> _The problem_
Leave out any pictures and transcribe all other data below exactly.

> _Dataset extract_
________________________
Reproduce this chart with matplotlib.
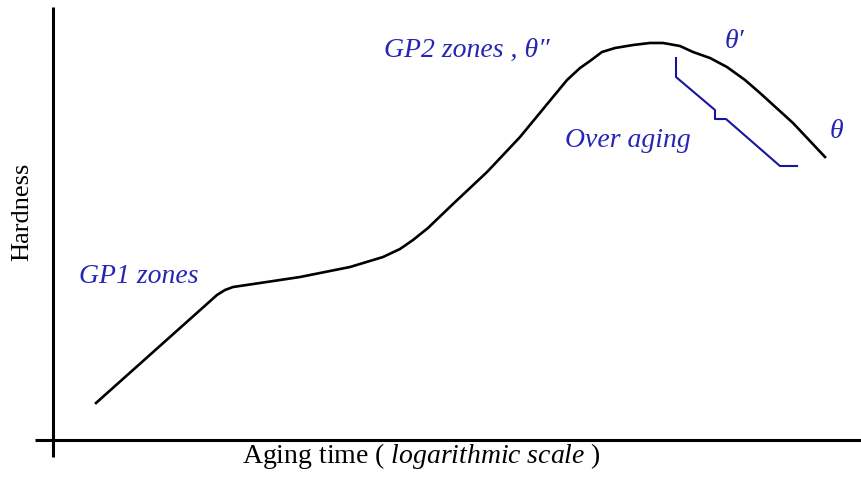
import matplotlib
matplotlib.use("Agg")
import matplotlib.pyplot as plt

plt.rcParams["font.family"] = ["Liberation Serif", "DejaVu Serif"]
plt.rcParams["mathtext.fontset"] = "custom"
plt.rcParams["mathtext.rm"] = "Liberation Serif"
plt.rcParams["mathtext.it"] = "Liberation Serif:italic"

# Hardness vs. aging time (log scale), arbitrary units 0-100
aging_time = [5.32, 20.27, 21.26, 22.25, 25.59, 30.53, 34.24, 36.71, 40.79,
              42.89, 44.50, 46.35, 49.44, 53.65, 57.73, 61.80, 63.54, 65.14,
              66.38, 67.86, 69.47, 71.69, 73.79, 75.40, 77.50, 79.11, 81.21,
              83.31, 85.54, 87.39, 91.47, 95.43]
hardness = [8.55, 33.49, 34.64, 35.33, 36.26, 37.64, 39.03, 39.95, 42.26,
            44.11, 46.19, 48.96, 54.50, 61.89, 69.98, 79.21, 83.14, 85.91,
            87.53, 89.61, 90.53, 91.22, 91.69, 91.69, 90.99, 89.61, 88.22,
            86.14, 83.14, 80.14, 73.21, 65.36]

# Stepped bracket marking the over-aging region
bracket_x = [77.01, 77.01, 81.83, 81.83, 83.19, 89.86, 91.97]
bracket_y = [88.22, 83.83, 76.21, 74.13, 74.13, 63.28, 63.28]

# Stage labels: (text, x, y)
stage_labels = [
    ("GP1 zones", 3.2, 36.26),
    ("GP2 zones , θ\u2033", 40.91, 88.45),
    ("θ\u2032", 83.06, 90.53),
    ("θ", 96.04, 69.75),
    ("Over aging", 63.29, 67.67),
]

W, H = 862, 483
fig = plt.figure(figsize=(W / 100, H / 100), dpi=100)
ax = fig.add_axes([53 / W, (H - 440) / H, (W - 53) / W, (440 - 7) / H])
ax.set_xlim(0, 100)
ax.set_ylim(0, 100)
for s in ax.spines.values():
    s.set_visible(False)
ax.set_xticks([])
ax.set_yticks([])

# Axes drawn as crossing lines that overshoot the origin slightly
ax.plot([0, 0], [-17 / 433, 1], transform=ax.transAxes, color="black",
        lw=2.2, clip_on=False, solid_capstyle="butt")
ax.plot([-18 / 809, 1], [0, 0], transform=ax.transAxes, color="black",
        lw=2.2, clip_on=False, solid_capstyle="butt")

ax.plot(aging_time, hardness, color="black", lw=1.9, solid_joinstyle="round")
ax.plot(bracket_x, bracket_y, color="#16169c", lw=1.5)

text_blue = "#2626b4"
for label, x, y in stage_labels:
    ax.text(x, y, label, color=text_blue, fontsize=20, style="italic",
            ha="left", va="baseline")

fig.text(22 / W, (H - 212) / H, "Hardness", rotation=90, fontsize=19,
         ha="center", va="center")
fig.text(421 / W, (H - 463) / H,
         r"Aging time ( $\mathit{logarithmic\ scale}$ )", fontsize=20,
         ha="center", va="baseline")

fig.savefig("out.png", dpi=100, facecolor="white")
________________________
> _Correct output_
Reproduce this chart with matplotlib.
import matplotlib
matplotlib.use("Agg")
import matplotlib.pyplot as plt

plt.rcParams["font.family"] = ["Liberation Serif", "DejaVu Serif"]
plt.rcParams["mathtext.fontset"] = "custom"
plt.rcParams["mathtext.rm"] = "Liberation Serif"
plt.rcParams["mathtext.it"] = "Liberation Serif:italic"

# Hardness vs. aging time (log scale), arbitrary units 0-100
aging_time = [5.32, 20.27, 21.26, 22.25, 25.59, 30.53, 34.24, 36.71, 40.79,
              42.89, 44.50, 46.35, 49.44, 53.65, 57.73, 61.80, 63.54, 65.14,
              66.38, 67.86, 69.47, 71.69, 73.79, 75.40, 77.50, 79.11, 81.21,
              83.31, 85.54, 87.39, 91.47, 95.43]
hardness = [8.55, 33.49, 34.64, 35.33, 36.26, 37.64, 39.03, 39.95, 42.26,
            44.11, 46.19, 48.96, 54.50, 61.89, 69.98, 79.21, 83.14, 85.91,
            87.53, 89.61, 90.53, 91.22, 91.69, 91.69, 90.99, 89.61, 88.22,
            86.14, 83.14, 80.14, 73.21, 65.36]

# Stepped bracket marking the over-aging region
bracket_x = [77.01, 77.01, 81.83, 81.83, 83.19, 89.86, 91.97]
bracket_y = [88.22, 83.83, 76.21, 74.13, 74.13, 63.28, 63.28]

# Stage labels: (text, x, y)
stage_labels = [
    ("GP1 zones", 3.2, 36.26),
    ("GP2 zones , θ\u2033", 40.91, 88.45),
    ("θ\u2032", 83.06, 90.53),
    ("θ", 96.04, 69.75),
    ("Over aging", 63.29, 67.67),
]

W, H = 862, 483
fig = plt.figure(figsize=(W / 100, H / 100), dpi=100)
ax = fig.add_axes([53 / W, (H - 440) / H, (W - 53) / W, (440 - 7) / H])
ax.set_xlim(0, 100)
ax.set_ylim(0, 100)
for s in ax.spines.values():
    s.set_visible(False)
ax.set_xticks([])
ax.set_yticks([])

# Axes drawn as crossing lines that overshoot the origin slightly
ax.plot([0, 0], [-17 / 433, 1], transform=ax.transAxes, color="black",
        lw=2.2, clip_on=False, solid_capstyle="butt")
ax.plot([-18 / 809, 1], [0, 0], transform=ax.transAxes, color="black",
        lw=2.2, clip_on=False, solid_capstyle="butt")

ax.plot(aging_time, hardness, color="black", lw=1.9, solid_joinstyle="round")
ax.plot(bracket_x, bracket_y, color="#16169c", lw=1.5)

text_blue = "#2626b4"
for label, x, y in stage_labels:
    ax.text(x, y, label, color=text_blue, fontsize=20, style="italic",
            ha="left", va="baseline")

fig.text(22 / W, (H - 212) / H, "Hardness", rotation=90, fontsize=19,
         ha="center", va="center")
fig.text(421 / W, (H - 463) / H,
         r"Aging time ( $\mathit{logarithmic\ scale}$ )", fontsize=20,
         ha="center", va="baseline")

fig.savefig("out.png", dpi=100, facecolor="white")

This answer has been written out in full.